At least Stanford managed to extract some revenge. Four days after the game, the Stanford Daily produced fake editions of the Daily Californian and delivered them to the Cal campus in the middle of the night. Students arrived the next morning to the blaring headline, “NCAA Awards Big Game to Stanford.”

In the years following the Play, Tyrrell was an outcast on the Stanford campus. “I was treated like a black sheep, a black mark,” he says. “The Band and I were blamed for losing the game. That was a big burden.”

But over the years, as some of the wounds began to heal and the 1982 Big Game gained historical luster, that animosity has dissipated. “Recently, I’ve been welcomed back into the circle,” Tyrrell says. “I now have what you would call emeritus status in the trombone section of the Band.”
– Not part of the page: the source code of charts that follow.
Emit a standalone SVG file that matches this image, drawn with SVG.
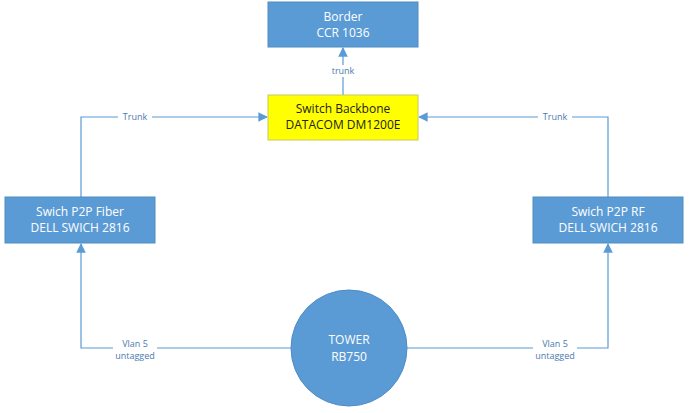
<svg xmlns="http://www.w3.org/2000/svg" width="689" height="413" viewBox="0 0 689 413">
<style>
.n{fill:#5b9bd5;stroke:#4f8cc4;stroke-width:1}
.t{font-family:"Open Sans","Liberation Sans",sans-serif;font-size:12px;fill:#fff;text-anchor:middle}
.l{font-family:"Open Sans","Liberation Sans",sans-serif;font-size:9px;fill:#4a7ab0;text-anchor:middle}
.c{fill:none;stroke:#5b9bd5;stroke-width:1.2}
</style>
<defs><marker id="a" viewBox="0 0 10 10" refX="9" refY="5" markerWidth="8" markerHeight="8" orient="auto"><path d="M0,0L10,5L0,10z" fill="#5b9bd5"/></marker></defs>
<rect width="689" height="413" fill="#fff"/>
<g id="connectors">
<path class="c" d="M343,95V48" marker-end="url(#a)"/>
<path class="c" d="M81,197V117H267" marker-end="url(#a)"/>
<path class="c" d="M608,197V117H419" marker-end="url(#a)"/>
<path class="c" d="M291,348H81V244" marker-end="url(#a)"/>
<path class="c" d="M407,348H608V244" marker-end="url(#a)"/>
<rect x="330" y="65" width="26" height="12" fill="#fff"/>
<text class="l" x="343" y="74">trunk</text>
<rect x="118" y="111" width="34" height="12" fill="#fff"/>
<text class="l" x="135" y="120">Trunk</text>
<rect x="538" y="111" width="34" height="12" fill="#fff"/>
<text class="l" x="555" y="120">Trunk</text>
<rect x="113" y="341" width="44" height="20" fill="#fff"/>
<text class="l" x="135" y="347">Vlan 5</text><text class="l" x="135" y="359">untagged</text>
<rect x="533" y="341" width="44" height="20" fill="#fff"/>
<text class="l" x="555" y="347">Vlan 5</text><text class="l" x="555" y="359">untagged</text>
</g>
<g id="border"><rect class="n" x="268" y="2" width="150" height="45"/><text class="t" x="343" y="21">Border</text><text class="t" x="343" y="37">CCR 1036</text></g>
<g id="backbone"><rect x="268" y="95" width="150" height="45" fill="#ffff00" stroke="#c8c864"/><text class="t" x="343" y="113" style="fill:#222">Switch Backbone</text><text class="t" x="343" y="129" style="fill:#222">DATACOM DM1200E</text></g>
<g id="fiber"><rect class="n" x="5" y="197" width="150" height="46"/><text class="t" x="80" y="216">Swich P2P Fiber</text><text class="t" x="80" y="232">DELL SWICH 2816</text></g>
<g id="rf"><rect class="n" x="533" y="197" width="150" height="46"/><text class="t" x="608" y="216">Swich P2P RF</text><text class="t" x="608" y="232">DELL SWICH 2816</text></g>
<g id="tower"><circle class="n" cx="349" cy="348" r="58"/><text class="t" x="349" y="344">TOWER</text><text class="t" x="349" y="361">RB750</text></g>
</svg>
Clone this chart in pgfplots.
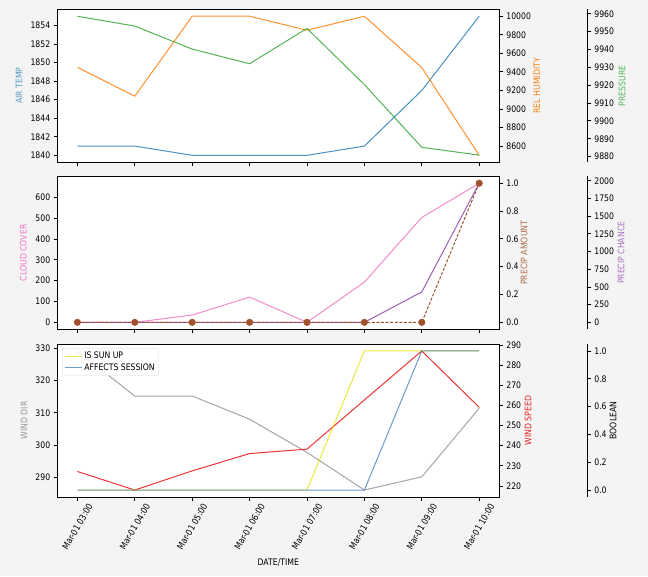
\documentclass[border=0pt]{standalone}
\usepackage{fontspec}
\setmainfont{DejaVu Sans}[FakeStretch=0.86]
\usepackage{pgfplots}
\pgfplotsset{compat=1.18}
\definecolor{figbg}{RGB}{244,244,244}
\definecolor{cblue}{RGB}{31,119,180}
\definecolor{corange}{RGB}{255,127,14}
\definecolor{cgreen}{RGB}{44,160,44}
\definecolor{cpink}{RGB}{240,120,195}
\definecolor{cpurple}{RGB}{148,80,175}
\definecolor{cbrown}{RGB}{160,82,45}
\definecolor{cgrey}{RGB}{150,150,150}
\definecolor{cred}{RGB}{235,30,30}
\definecolor{cyellow}{RGB}{230,225,0}
\definecolor{csteel}{RGB}{60,125,185}
\pgfplotsset{
  every axis/.append style={
    scale only axis, width=442pt, height=153pt,
    xmin=-0.35, xmax=7.35,
    tick align=outside, major tick length=3.5pt,
    font=\fontsize{9}{10}\selectfont,
    /pgf/number format/assume math mode=true,
    /pgf/number format/1000 sep={},
    scaled y ticks=false, scaled x ticks=false,
    axis line style={line width=0.8pt},
    every tick/.style={black, line width=0.8pt},
    clip=false,
  },
  twin/.style={axis x line=none, axis y line*=right, ytick pos=right},
  third/.style={width=530pt, xmax=8.883, axis x line=none, axis y line*=right, ytick pos=right},
  onedec/.style={yticklabel style={/pgf/number format/.cd, fixed, fixed zerofill, precision=1}},
}
\newcommand{\rl}[1]{\rotatebox{60}{#1}}
\begin{document}
\begin{tikzpicture}
\path[use as bounding box] (0,0) rectangle (648pt,576pt);
\fill[figbg] (0,0) rectangle (648pt,576pt);

% ================= Panel 1 =================
\begin{axis}[at={(57.3pt,413.7pt)}, anchor=south west,
  axis background/.style={fill=white},
  xtick={0,1,2,3,4,5,6,7}, xticklabels={}, xtick pos=bottom, ytick pos=left,
  ymin=1839.25, ymax=1855.75, ytick={1840,1842,1844,1846,1848,1850,1852,1854},
  ylabel={AIR TEMP}, ylabel style={color=cblue!75, at={(axis description cs:-0.0867,0.5)}, anchor=center}]
\addplot[cblue, opacity=0.8, line width=1pt] coordinates {(0,1841) (1,1841) (2,1840) (3,1840) (4,1840) (5,1841) (6,1847) (7,1855)};
\end{axis}
\begin{axis}[at={(57.3pt,413.7pt)}, anchor=south west, twin,
  ymin=8425, ymax=10075, ytick={8600,8800,9000,9200,9400,9600,9800,10000},
  ylabel={REL HUMIDITY}, ylabel style={color=corange, at={(axis description cs:1.085,0.5)}, anchor=center}]
\addplot[corange, opacity=0.85, line width=1pt] coordinates {(0,9450) (1,9138) (2,10000) (3,10000) (4,9849) (5,10000) (6,9446) (7,8500)};
\end{axis}
\begin{axis}[at={(57.3pt,413.7pt)}, anchor=south west, third,
  ymin=9876.8, ymax=9962.5, ytick={9880,9890,9900,9910,9920,9930,9940,9950,9960},
  ylabel={PRESSURE}, ylabel style={color=cgreen!80, at={(axis description cs:1.0655,0.5)}, anchor=center}]
\addplot[cgreen, opacity=0.8, line width=1pt] coordinates {(0,9958.6) (1,9953.1) (2,9940.2) (3,9932.0) (4,9951.8) (5,9920.3) (6,9885.2) (7,9880.8)};
\end{axis}

% ================= Panel 2 =================
\begin{axis}[at={(57.3pt,246.7pt)}, anchor=south west,
  axis background/.style={fill=white},
  xtick={0,1,2,3,4,5,6,7}, xticklabels={}, xtick pos=bottom, ytick pos=left,
  ymin=-33.35, ymax=700.35, ytick={0,100,200,300,400,500,600},
  ylabel={CLOUD COVER}, ylabel style={color=cpink, at={(axis description cs:-0.077,0.5)}, anchor=center}]
\addplot[cpink, opacity=0.85, line width=1pt] coordinates {(0,0) (1,0) (2,35) (3,121) (4,0) (5,193) (6,503) (7,667)};
\end{axis}
\begin{axis}[at={(57.3pt,246.7pt)}, anchor=south west, third,
  ymin=-98.25, ymax=2063.25, ytick={0,250,500,750,1000,1250,1500,1750,2000},
  ylabel={PRECIP CHANCE}, ylabel style={color=cpurple!80, at={(axis description cs:1.0636,0.5)}, anchor=center}]
\addplot[cpurple, opacity=0.9, line width=1pt] coordinates {(0,0) (1,0) (2,0) (3,0) (4,0) (5,0) (6,430) (7,1965)};
\end{axis}
\begin{axis}[at={(57.3pt,246.7pt)}, anchor=south west, twin, onedec,
  ymin=-0.05, ymax=1.05, ytick={0,0.2,0.4,0.6,0.8,1.0},
  ylabel={PRECIP AMOUNT}, ylabel style={color=cbrown!85, at={(axis description cs:1.056,0.5)}, anchor=center}]
\addplot[cbrown, line width=1pt, dash pattern=on 3pt off 1.6pt, mark=*, mark size=3pt, mark options={solid, fill=cbrown, draw=cbrown}] coordinates {(0,0) (1,0) (2,0) (3,0) (4,0) (5,0) (6,0) (7,1)};
\end{axis}

% ================= Panel 3 =================
\begin{axis}[at={(57.3pt,79pt)}, anchor=south west,
  axis background/.style={fill=white},
  xtick={0,1,2,3,4,5,6,7},
  xticklabels={\rl{Mar-01 03:00},\rl{Mar-01 04:00},\rl{Mar-01 05:00},\rl{Mar-01 06:00},\rl{Mar-01 07:00},\rl{Mar-01 08:00},\rl{Mar-01 09:00},\rl{Mar-01 10:00}},
  xticklabel style={anchor=north, inner sep=1pt, yshift=-1pt},
  xtick pos=bottom, ytick pos=left,
  xlabel={DATE/TIME}, xlabel style={at={(axis description cs:0.5,-0.429)}, anchor=center},
  ymin=283.84, ymax=331.36, ytick={290,300,310,320,330},
  ylabel={WIND DIR}, ylabel style={color=cgrey, at={(axis description cs:-0.0753,0.5)}, anchor=center}]
\addplot[cgrey, opacity=0.85, line width=1pt] coordinates {(0,329.2) (1,315.2) (2,315.2) (3,308.0) (4,297.7) (5,286) (6,290.1) (7,311.4)};
\end{axis}
\begin{axis}[at={(57.3pt,79pt)}, anchor=south west, twin,
  ymin=214.55, ymax=290.45, ytick={220,230,240,250,260,270,280,290},
  ylabel={WIND SPEED}, ylabel style={color=cred, at={(axis description cs:1.065,0.5)}, anchor=center}]
\addplot[cred, opacity=0.9, line width=1pt] coordinates {(0,227.2) (1,218) (2,227.5) (3,236.1) (4,238.3) (5,262.7) (6,287) (7,259)};
\end{axis}
\begin{axis}[at={(57.3pt,79pt)}, anchor=south west, third, onedec,
  ymin=-0.05, ymax=1.05, ytick={0,0.2,0.4,0.6,0.8,1.0},
  ylabel={BOOLEAN}, ylabel style={color=black, at={(axis description cs:1.0485,0.5)}, anchor=center},
  legend style={at={(axis description cs:0.009,0.974)}, anchor=north west,
    draw=black!15, fill=white, fill opacity=0.8, text opacity=1, rounded corners=2pt,
    font=\fontsize{9}{10}\selectfont, row sep=-1pt, inner sep=2pt},
  legend cell align=left]
\addplot[cyellow, opacity=0.75, line width=1pt] coordinates {(0,0) (1,0) (2,0) (3,0) (4,0) (5,1) (6,1) (7,1)};
\addlegendentry{IS SUN UP}
\addplot[csteel, opacity=0.75, line width=1pt] coordinates {(0,0) (1,0) (2,0) (3,0) (4,0) (5,0) (6,1) (7,1)};
\addlegendentry{AFFECTS SESSION}
\end{axis}
\end{tikzpicture}
\end{document}
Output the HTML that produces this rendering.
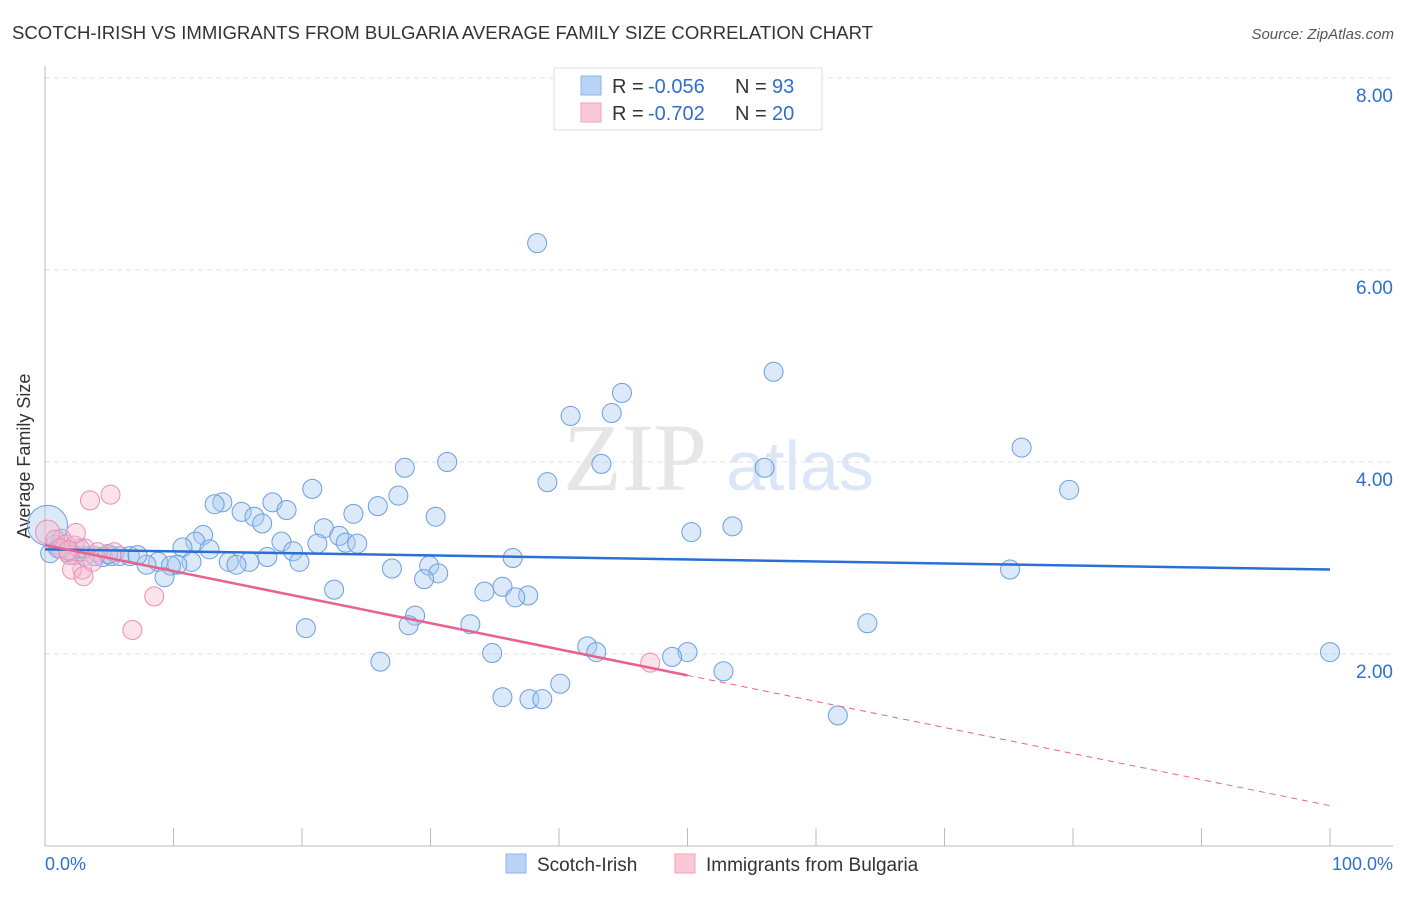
<!DOCTYPE html>
<html><head><meta charset="utf-8"><style>
body{margin:0;background:#fff;font-family:"Liberation Sans",sans-serif}
</style></head><body>
<svg id="c" width="1406" height="892" xmlns="http://www.w3.org/2000/svg">
<text x="12" y="39" font-size="18" fill="#333" textLength="861" lengthAdjust="spacingAndGlyphs">SCOTCH-IRISH VS IMMIGRANTS FROM BULGARIA AVERAGE FAMILY SIZE CORRELATION CHART</text>
<text x="1394" y="39" font-size="15" fill="#555" font-style="italic" text-anchor="end">Source: ZipAtlas.com</text>
<text x="30" y="456" font-size="18" fill="#333" text-anchor="middle" transform="rotate(-90 30 456)">Average Family Size</text>
<text x="635" y="490" font-size="96" fill="#e6e6e6" font-family="Liberation Serif" text-anchor="middle">ZIP</text>
<text x="800" y="490" font-size="70" fill="#dbe7f6" text-anchor="middle">atlas</text>
<g id="grid"></g><g id="marks"></g>
<g>
<rect x="554" y="68" width="268" height="62" fill="#fff" stroke="#ddd"/>
<rect x="581" y="76" width="20" height="19" fill="#b8d3f5" stroke="#8fb5e8"/>
<rect x="581" y="103" width="20" height="19" fill="#fbc9d6" stroke="#f0a0b8"/>
<text x="612" y="93" font-size="20" fill="#333">R =</text>
<text x="648" y="93" font-size="20" fill="#2f6fce">-0.056</text>
<text x="735" y="93" font-size="20" fill="#333">N =</text>
<text x="772" y="93" font-size="20" fill="#2f6fce">93</text>
<text x="612" y="120" font-size="20" fill="#333">R =</text>
<text x="648" y="120" font-size="20" fill="#2f6fce">-0.702</text>
<text x="735" y="120" font-size="20" fill="#333">N =</text>
<text x="772" y="120" font-size="20" fill="#2f6fce">20</text>
</g>
<g>
<rect x="506" y="854" width="20" height="19" fill="#b8d3f5" stroke="#8fb5e8"/>
<text x="537" y="871" font-size="19" fill="#333">Scotch-Irish</text>
<rect x="675" y="854" width="20" height="19" fill="#fbc9d6" stroke="#f0a0b8"/>
<text x="706" y="871" font-size="19" fill="#333">Immigrants from Bulgaria</text>
</g>
<text x="45" y="870" font-size="18" fill="#2f6fce">0.0%</text>
<text x="1393" y="870" font-size="18" fill="#2f6fce" text-anchor="end">100.0%</text>
</svg>
<script>
const yTicks=[2,4,6,8];
const yTickLabels=["2.00","4.00","6.00","8.00"];
const blueX=[38.3,56.7,44.9,40.9,44.1,76.0,43.3,31.3,28.0,56.0,39.1,79.7,20.8,27.5,13.8,17.7,25.9,13.2,15.3,18.8,24.0,30.4,16.3,16.9,53.5,21.7,50.3,12.3,22.9,11.7,18.4,21.2,23.4,24.3,10.7,12.8,19.3,17.3,36.4,19.8,14.3,15.9,14.9,8.8,11.4,10.3,9.8,7.9,29.9,27.0,75.1,30.6,29.5,9.3,35.6,22.5,34.2,37.6,36.6,28.8,28.3,33.1,20.3,64.0,42.2,42.9,50.0,48.8,34.8,100,26.1,52.8,40.1,35.6,37.7,38.7,61.7,0.8,1.0,1.8,2.3,3.1,3.9,4.5,5.2,5.8,6.6,7.2,1.3,2.7,4.9,0.4,0.2];
const blueY=[6.28,4.94,4.72,4.48,4.51,4.15,3.98,4.0,3.94,3.94,3.79,3.71,3.72,3.65,3.58,3.58,3.54,3.56,3.48,3.5,3.46,3.43,3.43,3.36,3.33,3.31,3.27,3.24,3.23,3.17,3.17,3.15,3.16,3.15,3.11,3.09,3.07,3.01,3.0,2.96,2.96,2.96,2.93,2.96,2.96,2.93,2.92,2.93,2.92,2.89,2.88,2.84,2.78,2.8,2.7,2.67,2.65,2.61,2.59,2.4,2.3,2.31,2.27,2.32,2.08,2.02,2.02,1.97,2.01,2.02,1.92,1.82,1.69,1.55,1.53,1.53,1.36,3.14,3.1,3.06,3.03,3.02,3.02,3.01,3.02,3.02,3.02,3.03,3.2,3.1,3.04,3.05,3.34];
const pinkX=[0.2,0.8,1.6,2.3,3.1,1.9,3.5,5.1,2.4,2.9,2.1,3.0,8.5,6.8,47.1,5.4,4.1,1.2,3.7,1.8];
const pinkY=[3.27,3.19,3.14,3.13,3.1,3.03,3.6,3.66,3.26,2.88,2.88,2.81,2.6,2.25,1.91,3.06,3.06,3.1,2.96,3.08];
const blueLine=[3.09,2.88];
const pinkLine=[3.135,0.42];
const pinkSolidEnd=50;
const X=v=>45+v*12.85, Y=v=>846-v*96;
const NS="http://www.w3.org/2000/svg";
function mk(t,a,p){const e=document.createElementNS(NS,t);for(const k in a)e.setAttribute(k,a[k]);p.appendChild(e);return e;}
const g=document.getElementById('grid'),m=document.getElementById('marks');
yTicks.forEach((t,i)=>{
 const l=mk('line',{x1:45,x2:1393,y1:Y(t),y2:Y(t),stroke:'#e0e0e0','stroke-dasharray':'5 4'},g);
 
 
 const tx=mk('text',{x:1393,y:Y(t)+24,'font-size':19,fill:'#2f6fce','text-anchor':'end'},g);
 tx.textContent=yTickLabels[i];
 
 
});
const ax=mk('line',{x1:45,x2:45,y1:66,y2:846,stroke:'#bbb'},g);


const bx=mk('line',{x1:45,x2:1393,y1:846,y2:846,stroke:'#bbb'},g);


for(let i=1;i<=10;i++){const t=mk('line',{x1:X(i*10),x2:X(i*10),y1:828,y2:846,stroke:'#bbb'},g);
 
 }
blueX.forEach((x,i)=>{const c=mk('circle',{cx:X(x),cy:Y(blueY[i]),r:i==blueX.length-1?20:9.5,fill:'rgba(168,200,240,0.4)',stroke:'#6a9fe0','stroke-width':1},m);
 
 });
pinkX.forEach((x,i)=>{const c=mk('circle',{cx:X(x),cy:Y(pinkY[i]),r:i==0?12:9.5,fill:'rgba(248,185,205,0.4)',stroke:'#ee8fae','stroke-width':1},m);
 
 });
const bl=mk('line',{x1:X(0),y1:Y(blueLine[0]),x2:X(100),y2:Y(blueLine[1]),stroke:'#2a6fd6','stroke-width':2.5},m);


const pe=pinkLine[0]+(pinkLine[1]-pinkLine[0])*pinkSolidEnd/100;
const pl=mk('line',{x1:X(0),y1:Y(pinkLine[0]),x2:X(pinkSolidEnd),y2:Y(pe),stroke:'#e8628e','stroke-width':2.5},m);


const pd=mk('line',{x1:X(pinkSolidEnd),y1:Y(pe),x2:X(100),y2:Y(pinkLine[1]),stroke:'#e8628e','stroke-width':1,'stroke-dasharray':'6 5'},m);


</script>
</body></html>
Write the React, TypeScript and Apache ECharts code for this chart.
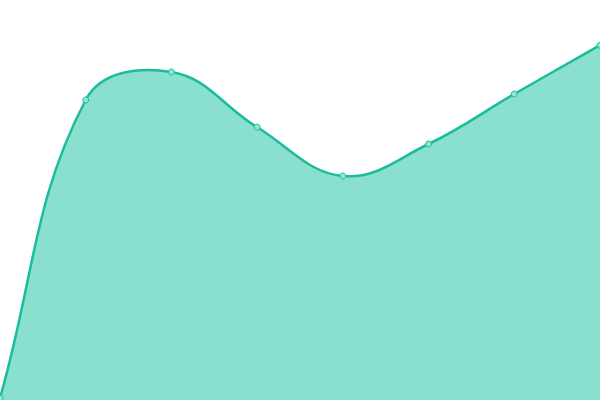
import React, { useEffect, useRef } from "react";
import * as echarts from "echarts";

const categories = ["P1", "P2", "P3", "P4", "P5", "P6", "P7", "P8"];
const values = [0.5, 75, 82, 68.2, 56, 64, 76.5, 88.7];
const yMin = 0;
const yMax = 100;

const LINE_COLOR = "#1abc9c";
const AREA_COLOR = "#8ae0ce";
const TENSION = 0.4;

// Spline smoothing computed in pixel space (control points along neighbour chords)
function buildPath(pts: number[][], t: number): string {
  const n = pts.length;
  const cps = pts.map((cur, i) => {
    const prev = i > 0 ? pts[i - 1] : cur;
    const next = i < n - 1 ? pts[i + 1] : cur;
    const d01 = Math.hypot(cur[0] - prev[0], cur[1] - prev[1]);
    const d12 = Math.hypot(next[0] - cur[0], next[1] - cur[1]);
    const sum = d01 + d12;
    const s01 = sum ? d01 / sum : 0;
    const s12 = sum ? d12 / sum : 0;
    const dx = next[0] - prev[0];
    const dy = next[1] - prev[1];
    return {
      before: [cur[0] - t * s01 * dx, cur[1] - t * s01 * dy],
      after: [cur[0] + t * s12 * dx, cur[1] + t * s12 * dy],
    };
  });
  let d = `M${pts[0][0]},${pts[0][1]}`;
  for (let i = 1; i < n; i++) {
    const a = cps[i - 1].after;
    const b = cps[i].before;
    d += ` C${a[0]},${a[1]} ${b[0]},${b[1]} ${pts[i][0]},${pts[i][1]}`;
  }
  return d;
}

export default function App() {
  const ref = useRef<HTMLDivElement>(null);
  useEffect(() => {
    document.body.style.margin = "0";
    const chart = echarts.init(ref.current!, null, { renderer: "svg" });
    chart.setOption({
      animation: false,
      grid: { left: 0, right: 0, top: 0, bottom: 0 },
      xAxis: {
        type: "category",
        data: categories,
        boundaryGap: false,
        show: false,
      },
      yAxis: {
        type: "value",
        min: yMin,
        max: yMax,
        show: false,
      },
      series: [
        {
          type: "custom",
          clip: false,
          silent: true,
          data: [[0, values[0]]],
          renderItem: (params: any, api: any) => {
            const pts = values.map((v, i) => api.coord([i, v]));
            const base = api.coord([0, yMin])[1];
            const line = buildPath(pts, TENSION);
            const last = pts[pts.length - 1];
            const area = `${line} L${last[0]},${base} L${pts[0][0]},${base} Z`;
            return {
              type: "group",
              children: [
                {
                  type: "path",
                  shape: { pathData: area },
                  style: { fill: AREA_COLOR, stroke: "none" },
                },
                {
                  type: "path",
                  shape: { pathData: line },
                  style: { fill: "none", stroke: LINE_COLOR, lineWidth: 2.5 },
                },
              ],
            };
          },
        },
        {
          type: "line",
          data: values,
          symbol: "circle",
          symbolSize: 6,
          lineStyle: { width: 0, opacity: 0 },
          itemStyle: { color: "#8ae6d2", borderColor: LINE_COLOR, borderWidth: 1 },
          z: 3,
        },
      ],
    });
    return () => chart.dispose();
  }, []);
  return <div ref={ref} style={{ width: 600, height: 400 }} />;
}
While Cal’s take on the game has remained virtually unchanged over the years (you can still buy T-shirts at the campus bookstore that show a diagram of the Play), the predominant Stanford perspective has undergone a slow transformation, from anger to bemused resignation to a sort of twisted pride—and finally, to indifference.

“We all know about it—Coach [Tyrone] Willingham would show a clip of the Play every year before the Big Game—but nobody around here really talks about it anymore,” says senior Matt Leonard, a defensive tackle for the Cardinal. “That was a generation ago.”

Cal will make a big deal of the 20th anniversary. Footage of the Play appears in a new TV commercial trying to woo ticket buyers, and KGO, the radio station that broadcasts Bears games, was already running promos about it in mid-September. Stanford’s acknowledgment, if there is one, will be low-key but good-natured, say athletics officials.

For Tyrrell and Moen, the Play is never far away. Of course, they have no choice. As the 20th anniversary approaches, they have been inundated with interview requests.

“On a day-to-day level, this hasn’t changed my life, but it certainly has had its impact,” says Tyrrell. “It’s taught me to truly appreciate how special the Stanford-Cal rivalry is. And it’s given me this friendship with Kevin. We were part of an event that was bigger than both of us.”


Jackie Krentzman is a Bay Area writer and editor.